A surprising location where bacteria can thrive is concrete. Concrete is an artificial composite material composed of fine and coarse aggregate bonded together with a fluid cement that hardens over time. While it has bene established that bacteria are found in concrete, what is new is the connection between certain species of bacteria and dangerous structural damage.
As to why bacteria might find concrete a suitable environment? The environmental conditions would be hot, dry, or under intense pressure, even concrete. The conditions are also highly alkali, with a basic pH of 12.5 (a level equivalent to bleach).
In terms of where do the bacteria come from? Here the answer, in the majority of cases, is the gravel.
As to why microorganisms survive? The answer to this is more to the questions ‘which types of microorganisms?’ and ‘when?’ This is because the research finds, based on molecular microbiological methods (16S amplicon studies),that the microbial community in concentre changes once the concrete is subjected to outdoor weathering.
The extent that the community shifts depends upon whether a concrete-degrading alkali-silica reaction occurs or not (avoiding this reaction can be achieved through appropriate mitigation). The cause arises from a deleterious swelling reaction that occurs over time in concrete due to excessive moisture. The effects are spalling and loss of strength of the concrete, finally leading to its failure (with the process being potentially very dangerous).
The bacteria most closely associated with concrete damage are: Arcobacter, Modestobacter, Salinicoccus, Rheinheimera, Lawsonella, and Bryobacter. As concrete becomes increasingly damaged, the diversity of bacteria decreases, and the aforementioned species increase in number. This happens as the ingress of moisture triggers some bacteria to leave a dormant, spore state.

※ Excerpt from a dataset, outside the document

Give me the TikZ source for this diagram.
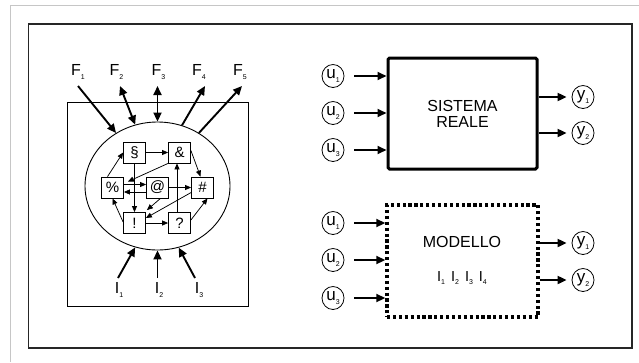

The discovery is of potential concern, given the ubiquity of concrete in construction and the potential for damage (it is not that the microorganisms are causing damage, mor their association with the process of concrete deterioration).
The changing population dynamics may provide the opportunity to enable building engineers to predict or repair problems relating to concrete (a novel form of bio-repair), such as repair concrete via microbially induced mineral deposition. At the very least, microbiologists should be able to develop a detection system where the abundance of a microbial community may provide an early warning about likely structural damage (the alkali-silica reaction) to a concrete building.
The research appears in the journal mSystems. The research paper is titled “Bacterial Communities in Concrete Reflect Its Composite Nature and Change with Weathering.”